Другим он был, расслабившись в момент усталости или говоря о чем-либо лично для него серьезном, или рассуждая, например, о стихах (но не тогда, когда он читал их на каком-либо иностранном языке, чтобы произвести впечатление, по-мальчишески покрасоваться, щегольнуть памятью и знанием языка!), слушая стихи.
В конце 40-х-начале 50-х годов я нередко читал ему ходившие в списках стихи Мандельштама, Пастернака и др., и он старательно записывал понравившиеся ему, например, пастернаковского «Гамлета». Помню, с какой тихой серьезностью и сосредоточенностью он переписывал из моей школьной тетрадки (она и сейчас лежит передо мной) продиктованное мне кем-то пронзительное длинное стихотворение 1940 г. Ольги Бергольц (примерно в то же время и столько же времени, как Дау, проведшей в заключении):
Нет, не из книжек наших скудных,
Подобья нищенской сумы,
Узнаете о том, как трудно,
Как невозможно жили мы.
Как мы любили горько, грубо,
Как обманулись мы любя,
Как на допросах, стиснув зубы,
Мы отрекались от себя.
...................
О, дни позора и печали!
О, неужели даже мы
Людской тоски не исчерпали
В беззвездных топях (или «копях?» — Е. Ф. )
Колымы!
С концовкой:
Но если скрюченный от боли
Вы этот стих найдете вдруг,
Как от костра в пустынном поле
Обугленный и мертвый круг,
Но если нашего страданья
Дойдет до вас холодный дым…
Ну, что ж, почтите нас вставаньем,
Как мы, встречая вас, молчим.
Вот в таких случаях это был другой Ландау.

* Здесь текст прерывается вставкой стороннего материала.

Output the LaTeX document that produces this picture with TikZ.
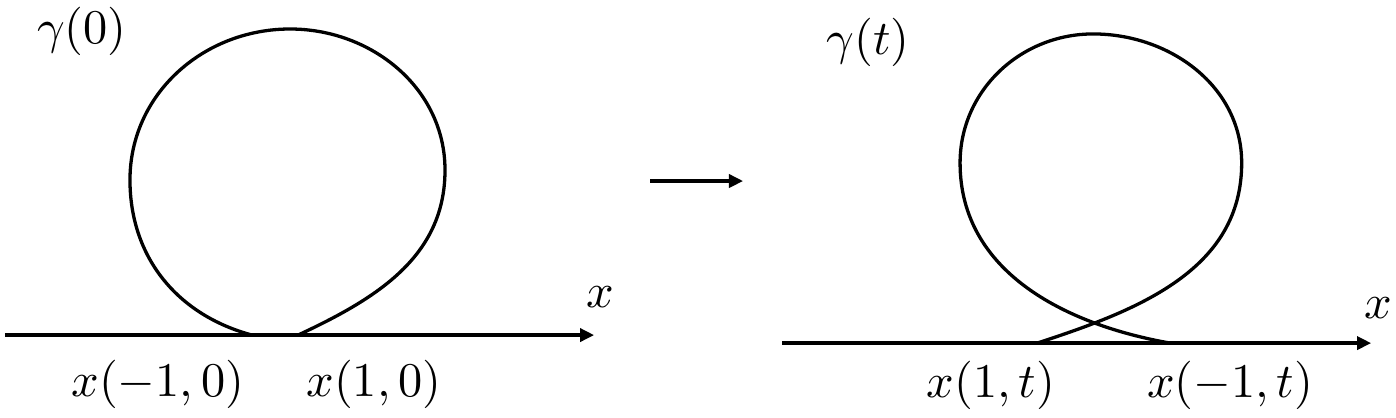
\documentclass[tikz,border=0pt]{standalone}
\usepackage{amsmath}
\usepackage{amssymb}
\usetikzlibrary{arrows.meta}

\tikzset{
  axisarrow/.style={-{Triangle[length=3pt,width=2.8pt]},line width=0.7pt},
  curveline/.style={line width=0.7pt},
  every node/.style={scale=1.03}
}

\begin{document}
\begin{tikzpicture}
\useasboundingbox (0,0) rectangle (10.44,3.119);
% left picture
\coordinate (la) at (0.037,0.613);
\coordinate (lb) at (4.443,0.613);
\draw[axisarrow] (la) -- (lb);
\node (lx) at (4.488,0.894) {$x$};
\node (lgamma) at (0.613,2.887) {$\gamma(0)$};
\draw[curveline] (2.229,0.613) to[out=25,in=-90] (3.328,1.847)
  to[out=90,in=0] (2.169,2.902) to[out=180,in=90] (0.972,1.773)
  to[out=-90,in=165] (1.885,0.613);
\node (lm) at (1.18,0.247) {$x(-1,0)$};
\node (lp) at (2.797,0.247) {$x(1,0)$};
% arrow between
\coordinate (ma) at (4.862,1.765);
\coordinate (mb) at (5.557,1.765);
\draw[axisarrow] (ma) -- (mb);
% right picture
\coordinate (ra) at (5.849,0.553);
\coordinate (rb) at (10.254,0.553);
\draw[axisarrow] (ra) -- (rb);
\node (rx) at (10.307,0.815) {$x$};
\node (rgamma) at (6.492,2.801) {$\gamma(t)$};
\draw[curveline] (7.756,0.553) to[out=18,in=-90] (9.286,1.900)
  to[out=90,in=0] (8.175,2.865) to[out=180,in=90] (7.180,1.900)
  to[out=-90,in=170] (8.751,0.553);
\node (rp) at (7.412,0.239) {$x(1,t)$};
\node (rm) at (9.2,0.239) {$x(-1,t)$};
\end{tikzpicture}
\end{document}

Не было, разумеется, никакой нужды в маске и тогда, когда Ландау читал лекцию или доклад. Владение материалом и, как следствие, владение аудиторией были полными. В речи и движениях не было ни резкости, ни напряжения — лишь серьезность. Естественность была подлинная, не наигранная.
Я закончу одним особенно запомнившимся мне эпизодом, который вновь, как и начало этих заметок, связан с Румером.

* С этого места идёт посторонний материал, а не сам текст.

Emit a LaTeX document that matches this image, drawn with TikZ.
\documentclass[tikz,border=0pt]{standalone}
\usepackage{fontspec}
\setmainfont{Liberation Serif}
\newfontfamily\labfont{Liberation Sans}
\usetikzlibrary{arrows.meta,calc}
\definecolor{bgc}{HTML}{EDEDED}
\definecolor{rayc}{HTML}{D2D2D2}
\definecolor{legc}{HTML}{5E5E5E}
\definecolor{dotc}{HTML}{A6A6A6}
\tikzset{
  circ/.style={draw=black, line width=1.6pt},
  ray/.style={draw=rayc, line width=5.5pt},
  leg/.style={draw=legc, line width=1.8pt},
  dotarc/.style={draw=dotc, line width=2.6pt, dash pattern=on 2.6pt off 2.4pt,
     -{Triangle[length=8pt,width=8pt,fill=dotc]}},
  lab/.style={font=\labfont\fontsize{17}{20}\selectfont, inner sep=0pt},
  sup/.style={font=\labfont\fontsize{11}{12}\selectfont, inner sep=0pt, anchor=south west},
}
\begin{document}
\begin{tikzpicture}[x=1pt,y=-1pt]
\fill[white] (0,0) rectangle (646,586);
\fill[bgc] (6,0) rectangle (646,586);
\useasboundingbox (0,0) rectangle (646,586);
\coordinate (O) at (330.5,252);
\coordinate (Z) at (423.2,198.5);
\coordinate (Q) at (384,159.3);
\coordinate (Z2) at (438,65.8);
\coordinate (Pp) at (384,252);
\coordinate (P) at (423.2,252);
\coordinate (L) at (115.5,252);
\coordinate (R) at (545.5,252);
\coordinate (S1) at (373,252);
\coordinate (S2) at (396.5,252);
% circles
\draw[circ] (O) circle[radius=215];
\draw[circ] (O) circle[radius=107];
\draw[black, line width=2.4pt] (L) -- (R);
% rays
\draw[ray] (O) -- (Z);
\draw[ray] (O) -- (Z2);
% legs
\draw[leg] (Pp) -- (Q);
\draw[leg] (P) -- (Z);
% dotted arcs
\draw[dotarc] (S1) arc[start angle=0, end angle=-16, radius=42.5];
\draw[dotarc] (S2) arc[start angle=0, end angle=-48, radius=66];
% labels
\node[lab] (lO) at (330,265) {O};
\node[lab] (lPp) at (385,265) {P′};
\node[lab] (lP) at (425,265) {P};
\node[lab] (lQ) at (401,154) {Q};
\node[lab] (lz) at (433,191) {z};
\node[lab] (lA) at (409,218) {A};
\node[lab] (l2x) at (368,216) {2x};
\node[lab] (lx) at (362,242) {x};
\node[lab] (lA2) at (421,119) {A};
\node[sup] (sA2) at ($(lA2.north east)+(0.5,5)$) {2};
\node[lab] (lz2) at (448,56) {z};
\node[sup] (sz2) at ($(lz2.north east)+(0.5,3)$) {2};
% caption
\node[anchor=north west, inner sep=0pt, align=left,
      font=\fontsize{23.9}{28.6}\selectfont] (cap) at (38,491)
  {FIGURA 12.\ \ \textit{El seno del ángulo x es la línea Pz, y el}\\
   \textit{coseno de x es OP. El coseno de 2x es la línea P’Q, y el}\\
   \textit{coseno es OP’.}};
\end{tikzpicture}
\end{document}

Как известно, в 1938 г. Ландау и Румер, как тогда выражались физики, «перешли с физического листа римановой поверхности на нефизический», т. е., попросту говоря, были арестованы НКВД. Благодаря гражданской смелости, уму и настойчивости Петра Леонидовича Капицы уже через год Ландау вернулся домой (см. ниже).
Румер же «вынырнул на поверхность» только через 10 лет в далеком Енисейске (в то время это была несусветная глушь, хотя и с пединститутом, в котором он стал работать). Он прожил там в качестве ссыльного 3 года — с женой и родившимся там же ребенком. Тогдашний Президент Академии наук Сергей Иванович Вавилов сумел добиться перевода Румера в Новосибирск. Но как только это произошло, не успев обеспечить Румера работой, Вавилов в конце января 1951 г. скончался, и Румер с семьей остался «в подвешенном состоянии»: без паспорта (с обязательной явкой каждые две недели в местное отделение НКВД), без работы, существуя почти целиком на средства друзей (он подрабатывал только переводами, которые его новосибирские знакомые передавали ему, заключая договора с издательством на свое имя).
Случилось так, что летом того же года я летел в командировку в Якутск. В то время на этом маршруте самолет делал остановку на ночь в Новосибирске. Когда это объявили, я заволновался. Поехал в город. Позвонив в Москву, узнал его адрес (из последнего письма Румера, лежавшего у меня дома на столе), бросился разыскивать, но его не было дома. С трудом, после разных приключений, нашел его по телефону у каких-то тамошних его друзей. Мы встретились на бульваре у центральной площади, расцеловались и стали строить планы — что можно сделать, как ему помочь? Румер тогда был страстно увлечен своей работой по «пяти-оптике» (вариант единой теории поля), которую он начал еще в заключении, и считал ее столь важной, что работу над ней рассматривал как достаточное основание (в глазах начальства) для перевода в Москву.
Приехав в Москву, я сразу поехал к Дау и положил на стол записку: «Я видел Румера». Он сказал: «Пойдем, погуляем». [135]Мы вышли в сад и ходили, ходили, обсуждая судьбу Румера. Дау был серьезен, печален, отчасти растерян и все повторял: «Что же делать? Что можно сделать?»